Après un peu plus d'un an de retrait sabbatique, Bruno Nicolini a laissé ses petites habitudes anonymes, sa boulangerie de quartier, sa femme, leur fils Manolo, et repris la route, la gouaille en bandoulière.
Bénabar, puisque c'est ainsi qu'il faut l'appeler à présent qu'il a décidé de présenter son nouvel album (le cinquième en incluant l'artisanal La P'tite Monnaie paru en 1998 sous le nom de Bénabar et Associés). Contrairement à ce fameux Dîner qu'il boudait et qui a été tellement plébiscité, il ne s'en fout pas, il ne se cache pas sous les draps, et il y va : ce nouvel opus, Infréquentable, en poche, il a imposé avec un volontarisme réjouissant à sa maison de disques (Sony) une tournée de présentation. "Ce n'est pas une façon de jouer la proximité, clarifie-t-il dans les colonnes du Parisien, qui l'a suivi dans son périple à Strasbourg puis à Lille. Je ne suis pas là pour acheter les suffrages du public."
Une campagne sans ambages qui chouchoute les médias locaux, et n'est pas sans rappeler les efforts des débuts : une période de pur artisanat menée par Marion Richeux, une fan de la première heure devenue son fidèle manager à force de persévérance. Treize ans que ce tandem fonctionne. A la base, Marion a "pris une claque" en le découvrant dans un café : "Je me suis dit : on est cent à le connaître aujourd'hui. Dans quelques années, il n'y aura plus que cent personnes qui ne le connaîtront pas". Un franc-parler qui ne surprendra personne. Pour mieux comprendre ce tandem de choc il faut avoir vu Marion dans les coulisses au Zénith ou en province, où encore au show-case donné rue de Lappe à Paris devant 300 personnes en 2005 pour Reprise des négociations... c'est fusionnel !
Pourtant, Bénabar, qui tournait alors avec son pote Patchol (qui est l'auteur de son pseudo), a mis du temps à saisir la perche : "Il s'en foutait, se souvient Marion. Bruno ne donne pas son amitié de prime abord. Il peut rester dans la sympathie de surface. A l'époque, je bossais dans un petit label, j'ai commencé à travailler de mon côté, dans son dos". Une judicieuse initiative, qui permet à l'artiste, à la faveur des médias locaux notamment, de parcourir la France avec la salvatrice fantaisie qu'on lui sait. La suite, on la connaît tout aussi bien : l'album éponyme Bénabar, en 2001, fait sensation, porté par le titre Bon Anniversaire. Un "vrai" premier album rendu possible grâce… au système D, une fois de plus : "on a demandé à des amis de mettre chacun 10 000 F pour autoproduire le disque, se remémore la manageuse de choc. On s'est retrouvé avec 350 000 F".

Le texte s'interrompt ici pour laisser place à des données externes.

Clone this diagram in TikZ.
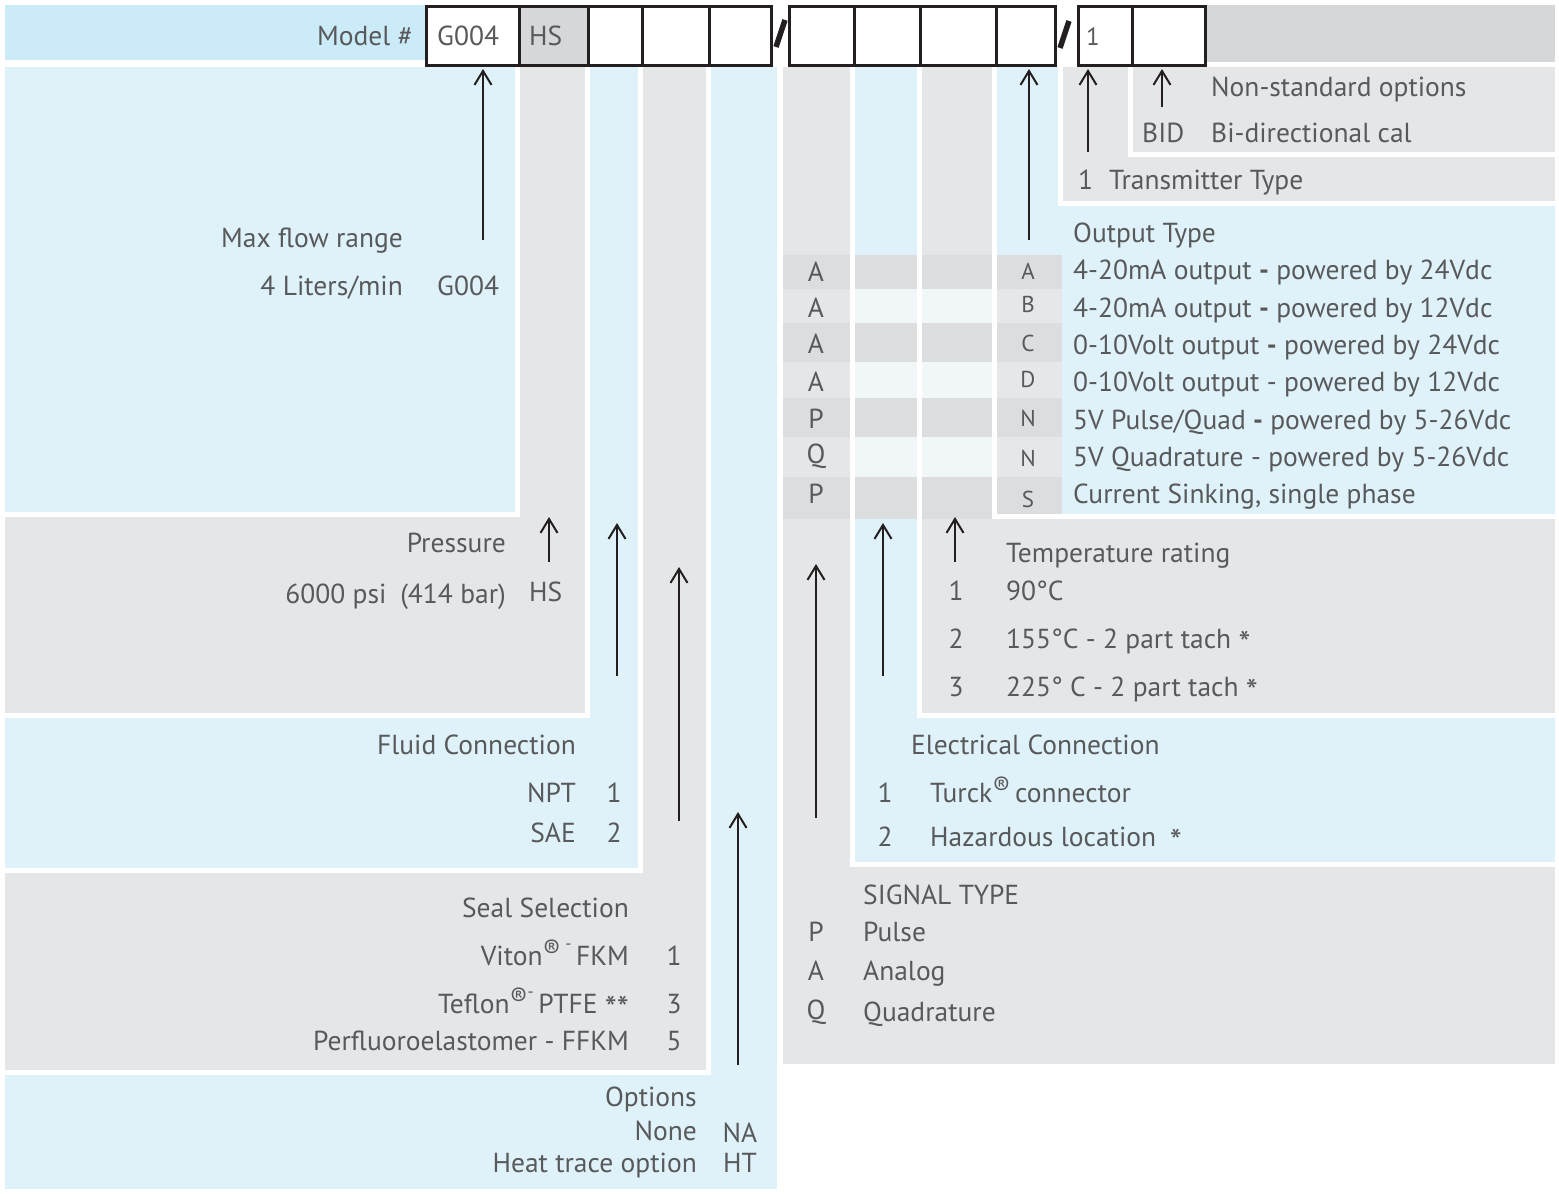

Sorti en 2003, Les Risques du métier s'écoule à quelque 750 000 exemplaires, et Reprise des négociations (2005) est propulsé par le single Le Dîner jusqu'à atteindre 1,3 million d'unités vendues.
Après une tournée triomphale et des débuts au cinéma (dans Incognito [sortie à l'été 2009] — un titre qui lui colle à la peau — d'Eric Lavaine, rencontré sur le tournage de la série H dont Bénabar était scénariste), Bénabar devient donc Infréquentable, à partir du 13 octobre (dans les bacs).
Un opus à la musicalité et l'instrumentation plus élaborée que les précédents, et à la plume qui, tout en conservant cette légèreté dégingandée qui est la patte de l'artiste, se plaît à arpenter les sentiers battus. Autre signature de l'artiste, la délicate amertume et le charme suranné qui parcourt les chansons de Bénabar (qui, avec Reprise des négociations, se voyait "défendre une variété qui parle à plein de gens, entre Souchon et Joe Dassin, [pour] ne pas s'enfermer dans une chanson française sclérosée") reste bien présente, comme en atteste le premier single, L'Effet papillon : un titre qui, d'un battement d'ailes, vole d'anecdotes du quotidien toujours bien croquées en considérations sur l'état de la planète. "Je défonce des portes ouvertes dans ce morceau, sur les plans sociaux, la fonte des glaces, commente l'intéressé. Je voulais faire une chanson entonnoir avec en toile de fond le thème de la responsabilité. Je ne suis pas du tout engagé. J'ai juste des opinions." A découvrir en cliquant ici, et d'autres extraits de l'album ici.
Comme le résume fort élégamment Ludovic Perrin pour Libération, "le principe maison de deux traits de drôlerie pour une pointe de mélancolie se voit là inversé. On appelle cela comme on veut, ce jeu des contrastes, l'élégance de ne pas trop faire état de ses inquiétudes tout en les disant".
Ce Bénabar est décidément un garçon plus que fréquentable.